I mention this because some people are acting as if they are unaware of this fact. What are the three major complaints about the FCP X rollout?
- The first release is missing some features that conventional industry wisdom would consider critical.
- There is virtually no communication about future plans.
- Backwards compatibility has been sacrificed on the alter of innovation.
You see where I’m going here, yes? A lot of people have tried to explain these three data points with the theory that FCP X is deliberately abandoning the professional market and/or that Apple is simply clueless about what features high-end pros need. But no such theory is required. All of this is entirely normal behavior for Apple, Inc. Examples abound, including in key markets that nobody could possibly argue Apple didn’t care about.

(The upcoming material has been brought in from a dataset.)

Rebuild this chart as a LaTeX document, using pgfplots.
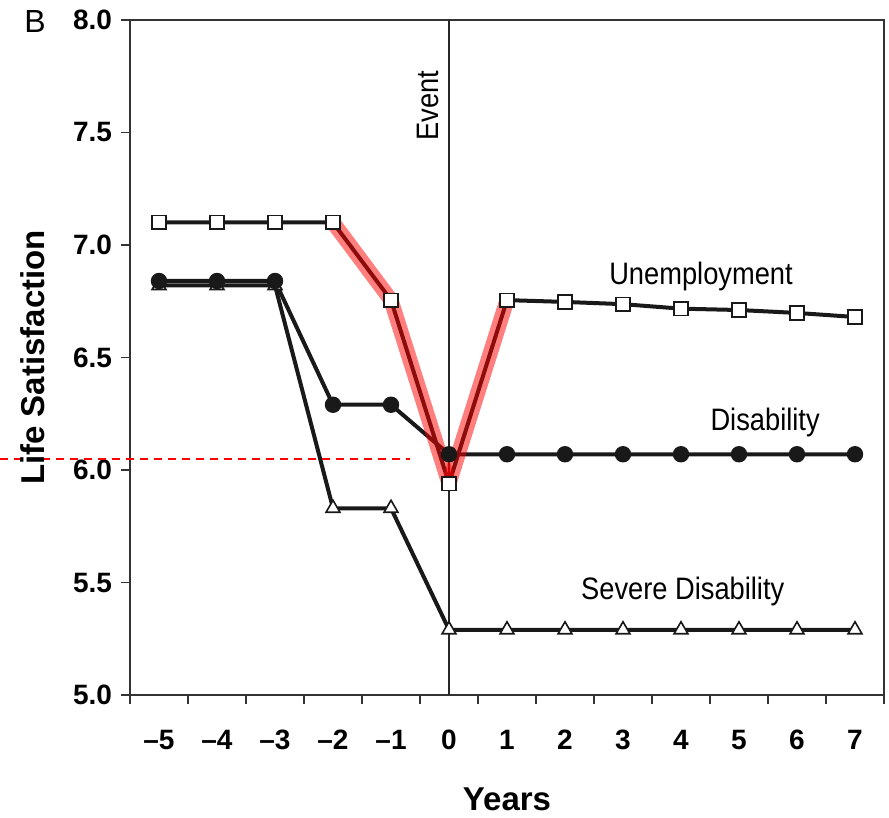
\documentclass[border=0pt]{standalone}
\usepackage{fontspec}
\setmainfont{Liberation Sans}
\newfontfamily\narrowfont[FakeStretch=0.88]{Liberation Sans}
\usepackage{pgfplots}
\pgfplotsset{compat=1.18}
\begin{document}
\begin{tikzpicture}
\begin{axis}[
  scale only axis, width=377pt, height=337.5pt,
  xmin=-5.5, xmax=7.5, ymin=5, ymax=8,
  clip=false,
  axis line style={line width=1pt, black!80},
  tick align=outside,
  xtick pos=bottom, ytick pos=left,
  xtick={-5.5,-4.5,...,7.5}, xticklabels={},
  extra x ticks={-5,-4,-3,-2,-1,0,1,2,3,4,5,6,7},
  extra x tick labels={\textendash5,\textendash4,\textendash3,\textendash2,\textendash1,0,1,2,3,4,5,6,7},
  extra x tick style={major tick length=0pt, tick label style={yshift=-14pt}},
  ytick={5,5.5,...,8},
  major tick length=4.5pt,
  tick style={line width=0.8pt, black!80},
  ticklabel style={font=\bfseries\fontsize{14}{16}\selectfont},
  /pgf/number format/fixed, /pgf/number format/fixed zerofill,
  /pgf/number format/precision=1, /pgf/number format/assume math mode=true,
  yticklabel style={xshift=-1pt},
  xlabel={Years}, ylabel={Life Satisfaction},
  every axis x label/.style={at={([yshift=-52pt]axis description cs:0.5,0)}, anchor=center, font=\bfseries\fontsize{16.5}{19}\selectfont},
  every axis y label/.style={at={([xshift=-48.5pt]axis description cs:0,0.5)}, anchor=center, rotate=90, font=\bfseries\fontsize{16.5}{19}\selectfont},
]
\coordinate (SW) at (rel axis cs:0,0);
\coordinate (NE) at (rel axis cs:1,1);
\coordinate (NW) at (rel axis cs:0,1);
% event line
\addplot[black!85, line width=1pt] coordinates {(0,5) (0,8)};
% severe disability
\addplot[black!90, line width=2pt, mark=triangle*, mark options={fill=white, line width=0.8pt, mark size=4pt}]
 coordinates {(-5,6.82) (-4,6.82) (-3,6.82) (-2,5.83) (-1,5.83) (0,5.29) (1,5.29) (2,5.29) (3,5.29) (4,5.29) (5,5.29) (6,5.29) (7,5.29)};
% disability
\addplot[black!90, line width=2pt, mark=*, mark options={fill=black!90, mark size=3.1pt}]
 coordinates {(-5,6.84) (-4,6.84) (-3,6.84) (-2,6.29) (-1,6.29) (0,6.07) (1,6.07) (2,6.07) (3,6.07) (4,6.07) (5,6.07) (6,6.07) (7,6.07)};
% unemployment
\addplot[black!90, line width=2pt, mark=square*, mark options={fill=white, line width=0.8pt, mark size=3.4pt}]
 coordinates {(-5,7.10) (-4,7.10) (-3,7.10) (-2,7.10) (-1,6.755) (0,5.94) (1,6.755) (2,6.747) (3,6.737) (4,6.717) (5,6.711) (6,6.698) (7,6.68)};
% red highlight
\addplot[red, opacity=0.5, line width=7.5pt, line cap=butt] coordinates {(-2,7.10) (-1,6.755)};
\addplot[red, opacity=0.5, line width=7.5pt, line cap=butt] coordinates {(-1,6.755) (0,5.94)};
\addplot[red, opacity=0.5, line width=7.5pt, line cap=butt] coordinates {(0,5.94) (1,6.755)};
% red dashed reference
\addplot[red, line width=1pt, dash pattern=on 4pt off 3pt] coordinates {(-7.741,6.05) (-0.672,6.05)};
\node[font=\narrowfont\fontsize{15.5}{18}\selectfont] at (axis cs:4.345,6.858) {Unemployment};
\node[font=\narrowfont\fontsize{15.5}{18}\selectfont] at (axis cs:5.45,6.209) {Disability};
\node[font=\narrowfont\fontsize{15.5}{18}\selectfont] at (axis cs:4.03,5.462) {Severe Disability};
\node[font=\narrowfont\fontsize{15.5}{18}\selectfont, rotate=90] at (axis cs:-0.36,7.62) {Event};
\end{axis}
\node[font=\fontsize{16}{19}\selectfont] at ([shift={(-47.5pt,-1pt)}]NW) {B};
\pgfresetboundingbox
\path[use as bounding box] ([shift={(-65pt,-61pt)}]SW) rectangle ([shift={(2.5pt,10pt)}]NE);
\end{tikzpicture}
\end{document}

With respect to the first point, for instance, iOS initially shipped without copy & paste, third-party app support, multitasking, Exchange support, over the air updating, MMS, tethering support, etc. all of which conventional wisdom said one couldn’t ship a smartphone without. The first iPhone hardware lacked GPS and 3G. The first iPad lacked a camera, which many considered a basic feature, and the iPad 2 still lacks USB ports.
With respect to the second point, virtually the only time Apple talks about future products significantly before a product’s release date is when developers have to have time to prepare for them or when, for some reason (required FCC filings for the iPhone, for instance), it would be impossible to keep them secret. There are no FCC concerns here, and while there are a few developers Apple might want to bring into the fold with respect to future FCP X developments, this can be done quietly.
With respect to the third point, all you have to do is look at how Apple handled its transition to a fully modern OS vs. how Microsoft handled its transition. Microsoft’s approach was far more gradual, and eventually brought old apps over in a way that felt ‘native’. Apple cut the cord and stuck the old OS in the Classic virtual machine, where there was no attempt to make old apps behave like native apps. Apple is also being relatively aggressive dropping Rosetta (PPC emulation) from OS X — it’s gone in Lion. Apple has simply never had much interest in extensive backwards compatibility efforts; they’ll do the minimum required, and in this case that means allowing FCP 7 to be installed alongside FCP X.
The way the FCP X rollout has been handled has nothing to do with Apple slighting pro users — it’s just Apple being Apple. It’s annoying as hell sometimes, but while it’s temping to believe Apple could discard these behaviors and deliver equally successful products, I’m not sure that’s actually the case.